As Butler so succinctly writes in “Bloodchild,” “[t]here is risk… in dealing with a partner” (26). However, there is also risk in not dealing with a partner. Here I define a partner as any person with whom one has a relationship with, not exclusively a sexual or romantic relationship. Isolation from other humans is considered torture, and pushes people to their psychological limits. In prison, which I’ve spoken about in previous blog posts, being put in segregation means staying in the same tiny cell for 23 hours a day with no chance at genuine, meaningful human contact. Isolation is extremely commonly used as a means for punishment for even the smallest infractions—and long-term isolation is used for those that have a reputation for physically violence towards others.

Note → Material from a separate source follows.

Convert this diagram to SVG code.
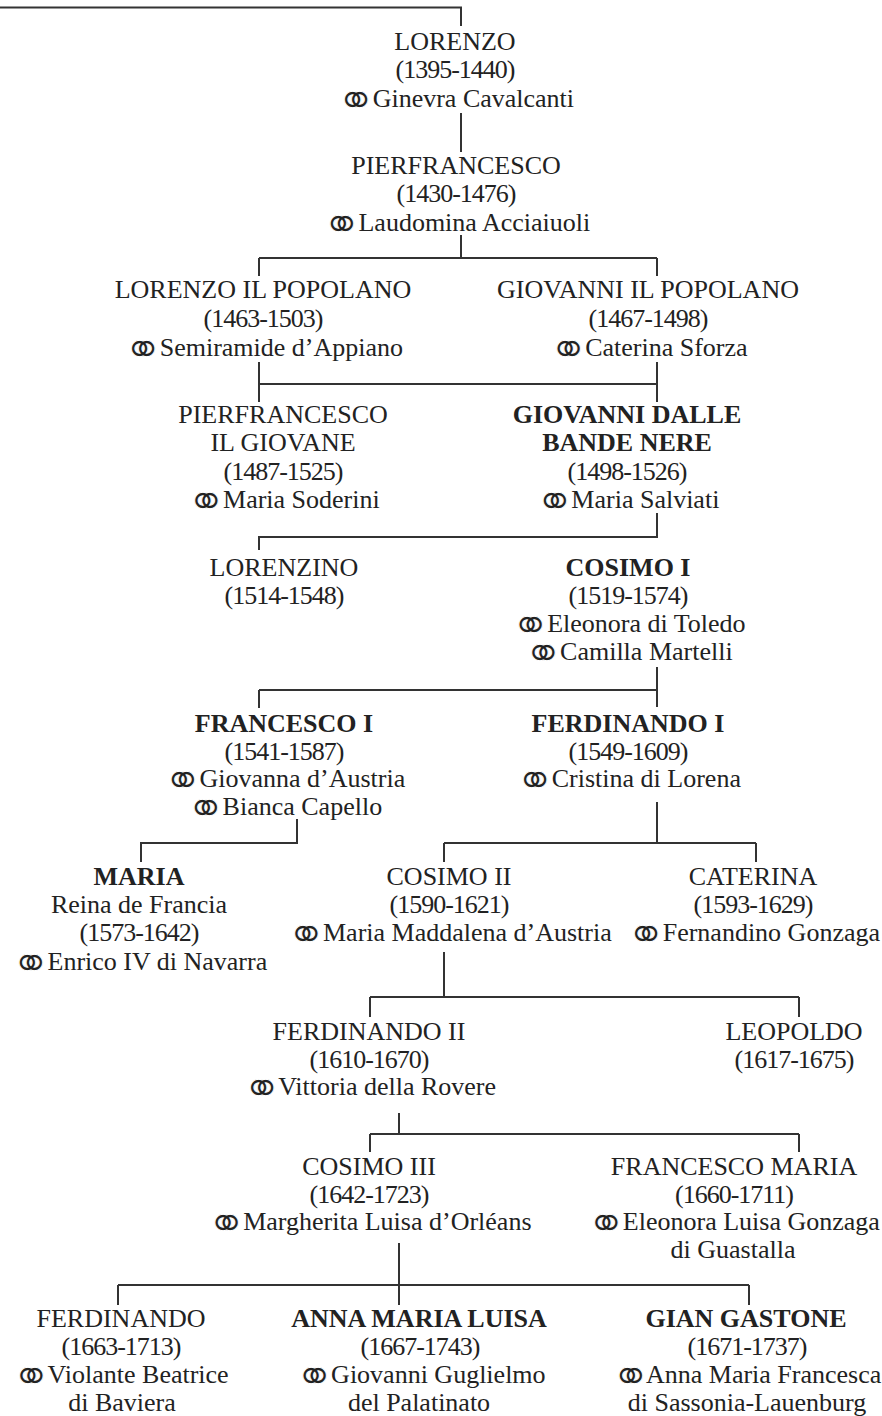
<svg xmlns="http://www.w3.org/2000/svg" width="882" height="1416" viewBox="0 0 882 1416">
<style>
.t{font-family:"Liberation Serif","DejaVu Serif",serif;font-size:26px;fill:#222;text-anchor:middle}
.b{font-weight:bold}
.d{letter-spacing:-1px}
.r{font-family:"DejaVu Sans",sans-serif;font-size:48px;letter-spacing:-10px;baseline-shift:-9.5px;fill:#222;stroke:#fff;stroke-width:1px}
.c{fill:none;stroke:#333;stroke-width:2}
</style>
<rect width="882" height="1416" fill="#fff"/>
<g id="connectors" class="c">
<path d="M0 7.5H461V26"/>
<path d="M461 113V152"/>
<path d="M461 235V258M259 258H657M259 258V276M657 258V276"/>
<path d="M259 362V402M657 362V402M259 384H657"/>
<path d="M657 513V537H259V550"/>
<path d="M657 667V707M259 690H657M259 690V708"/>
<path d="M297 819V843H141V862"/>
<path d="M657 802V843M444 843H756M444 843V862M756 843V862"/>
<path d="M444 952V997M370 997H799M370 997V1017M799 997V1017"/>
<path d="M399 1113V1134M370 1134H799M370 1134V1152M799 1134V1152"/>
<path d="M399 1243V1305M118 1285H749M118 1285V1305M749 1285V1305"/>
</g>
<g id="lorenzo" class="t">
<text x="455" y="50">LORENZO</text>
<text x="455" y="78" class="d">(1395-1440)</text>
<text x="455" y="107"><tspan class="r">⚭</tspan> Ginevra Cavalcanti</text>
</g>
<g id="pierfrancesco" class="t">
<text x="456" y="174">PIERFRANCESCO</text>
<text x="456" y="202" class="d">(1430-1476)</text>
<text x="456" y="231"><tspan class="r">⚭</tspan> Laudomina Acciaiuoli</text>
</g>
<g id="lorenzo-popolano" class="t">
<text x="263" y="298">LORENZO IL POPOLANO</text>
<text x="263" y="327" class="d">(1463-1503)</text>
<text x="263" y="356"><tspan class="r">⚭</tspan> Semiramide d’Appiano</text>
</g>
<g id="giovanni-popolano" class="t">
<text x="648" y="298">GIOVANNI IL POPOLANO</text>
<text x="648" y="327" class="d">(1467-1498)</text>
<text x="648" y="356"><tspan class="r">⚭</tspan> Caterina Sforza</text>
</g>
<g id="pierfrancesco-giovane" class="t">
<text x="283" y="423">PIERFRANCESCO</text>
<text x="283" y="451">IL GIOVANE</text>
<text x="283" y="480" class="d">(1487-1525)</text>
<text x="283" y="508"><tspan class="r">⚭</tspan> Maria Soderini</text>
</g>
<g id="giovanni-bande-nere" class="t">
<text x="627" y="423" class="b">GIOVANNI DALLE</text>
<text x="627" y="451" class="b">BANDE NERE</text>
<text x="627" y="480" class="d">(1498-1526)</text>
<text x="627" y="508"><tspan class="r">⚭</tspan> Maria Salviati</text>
</g>
<g id="lorenzino" class="t">
<text x="284" y="576">LORENZINO</text>
<text x="284" y="604" class="d">(1514-1548)</text>
</g>
<g id="cosimo1" class="t">
<text x="628" y="576" class="b">COSIMO I</text>
<text x="628" y="604" class="d">(1519-1574)</text>
<text x="628" y="632"><tspan class="r">⚭</tspan> Eleonora di Toledo</text>
<text x="628" y="660"><tspan class="r">⚭</tspan> Camilla Martelli</text>
</g>
<g id="francesco1" class="t">
<text x="284" y="732" class="b">FRANCESCO I</text>
<text x="284" y="760" class="d">(1541-1587)</text>
<text x="284" y="787"><tspan class="r">⚭</tspan> Giovanna d’Austria</text>
<text x="284" y="815"><tspan class="r">⚭</tspan> Bianca Capello</text>
</g>
<g id="ferdinando1" class="t">
<text x="628" y="732" class="b">FERDINANDO I</text>
<text x="628" y="760" class="d">(1549-1609)</text>
<text x="628" y="787"><tspan class="r">⚭</tspan> Cristina di Lorena</text>
</g>
<g id="maria" class="t">
<text x="139" y="885" class="b">MARIA</text>
<text x="139" y="913">Reina de Francia</text>
<text x="139" y="941" class="d">(1573-1642)</text>
<text x="139" y="970"><tspan class="r">⚭</tspan> Enrico IV di Navarra</text>
</g>
<g id="cosimo2" class="t">
<text x="449" y="885">COSIMO II</text>
<text x="449" y="913" class="d">(1590-1621)</text>
<text x="449" y="941"><tspan class="r">⚭</tspan> Maria Maddalena d’Austria</text>
</g>
<g id="caterina" class="t">
<text x="753" y="885">CATERINA</text>
<text x="753" y="913" class="d">(1593-1629)</text>
<text x="753" y="941"><tspan class="r">⚭</tspan> Fernandino Gonzaga</text>
</g>
<g id="ferdinando2" class="t">
<text x="369" y="1040">FERDINANDO II</text>
<text x="369" y="1068" class="d">(1610-1670)</text>
<text x="369" y="1095"><tspan class="r">⚭</tspan> Vittoria della Rovere</text>
</g>
<g id="leopoldo" class="t">
<text x="794" y="1040">LEOPOLDO</text>
<text x="794" y="1068" class="d">(1617-1675)</text>
</g>
<g id="cosimo3" class="t">
<text x="369" y="1175">COSIMO III</text>
<text x="369" y="1203" class="d">(1642-1723)</text>
<text x="369" y="1230"><tspan class="r">⚭</tspan> Margherita Luisa d’Orléans</text>
</g>
<g id="francesco-maria" class="t">
<text x="734" y="1175">FRANCESCO MARIA</text>
<text x="734" y="1203" class="d">(1660-1711)</text>
<text x="733" y="1230"><tspan class="r">⚭</tspan> Eleonora Luisa Gonzaga</text>
<text x="733" y="1258">di Guastalla</text>
</g>
<g id="ferdinando" class="t">
<text x="121" y="1327">FERDINANDO</text>
<text x="121" y="1355" class="d">(1663-1713)</text>
<text x="120" y="1383"><tspan class="r">⚭</tspan> Violante Beatrice</text>
<text x="122" y="1411">di Baviera</text>
</g>
<g id="anna-maria-luisa" class="t">
<text x="419" y="1327" class="b">ANNA MARIA LUISA</text>
<text x="420" y="1355" class="d">(1667-1743)</text>
<text x="420" y="1383"><tspan class="r">⚭</tspan> Giovanni Guglielmo</text>
<text x="419" y="1411">del Palatinato</text>
</g>
<g id="gian-gastone" class="t">
<text x="746" y="1327" class="b">GIAN GASTONE</text>
<text x="747" y="1355" class="d">(1671-1737)</text>
<text x="746" y="1383"><tspan class="r">⚭</tspan> Anna Maria Francesca</text>
<text x="747" y="1411">di Sassonia-Lauenburg</text>
</g>
</svg>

Since isolation is not an option (or at least, a popular option) for those who are not forced into isolation, there is risk that must be handled accordingly. This compulsion humans have to connect with others means that there is risk in even the smallest minutia—and language itself is encoded in small acts of violence. This can be seen in politeness politics, such as intruding on someone’s positive or negative face in order to request something or make a claim. Humans have created features of language in order to offset hierarchies that we have created through this same language, such as using politeness particles or changing the grammar of the inquiry. In response to politeness tactics, the recipient will often change their position on this newly created hierarchy in order to level the playing field.
Since (most) humans live in contact with others, we establish, reproduce, and modify new and temporary hierarchies in everyday speech and actions. We do this so naturally and efficiently that it is encoded in culture and is an established norm that has consequences if not followed. Butler’s concept of the Human Contradiction that is seen in the Lilith’s Brood trilogy governs our every interaction.